能登地震、仲代さんの祈り/北陸は文化資源の宝庫
能登地震、仲代さんの祈り
「とにかく生きてほしい。お互い元気で再会したいと祈るばかりです」と呼びかけ、「一緒に頑張りましょう。」――との激励のメッセージ。発信したのは俳優の仲代達矢さんだ。令和6年元日の能登半島地震は北陸地方を襲い、なかでも奥能登をはじめとする石川県に甚大な被害をおよぼした。石川県七尾市の被害も大きく、仲代さんの激励メッセージも主に七尾市に向けてで、被災地に大きな勇気を与えている。

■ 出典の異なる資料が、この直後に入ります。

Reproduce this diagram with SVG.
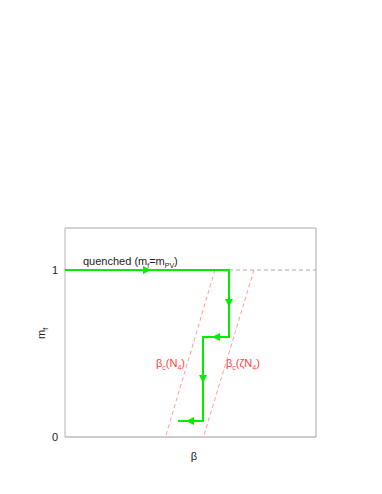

仲代さんと七尾市の縁は仲代さんが主宰する俳優養成所、無名塾が同市で1985年から合宿を始めてからだ。地元の人たちと交流を続けるなか、七尾市は演劇のまちづくりを構想。その拠点として1995年に演劇専用ホール「能登演劇堂」を建設、名誉館長に仲代さんが就いた。仲代さんは2022年8月に東京の日本記者クラブで俳優生活70年を記念し、能登演劇堂での“いのちぼうにふろう”公演について会見したが、その時にも能登の自然と地域の人々の温かさに触れ、「能登本来の美しさを発見することが文化なんです」と能登への愛着の深さを口にし、能登からの演劇文化の発信をうたった。91歳になる仲代さんだが、今年の秋公演で“反戦”を意識した「肝っ玉おっ母と子どもたち」の舞台に立つことを表明していた。そういえば、先きの記者会見でも“平和”と揮毫していた。こんどの能登半島地震でも、TV、新聞等に映し出される悲惨さは戦争をも連想させるほどであり、仲代さんの“平和”への想いが増幅される。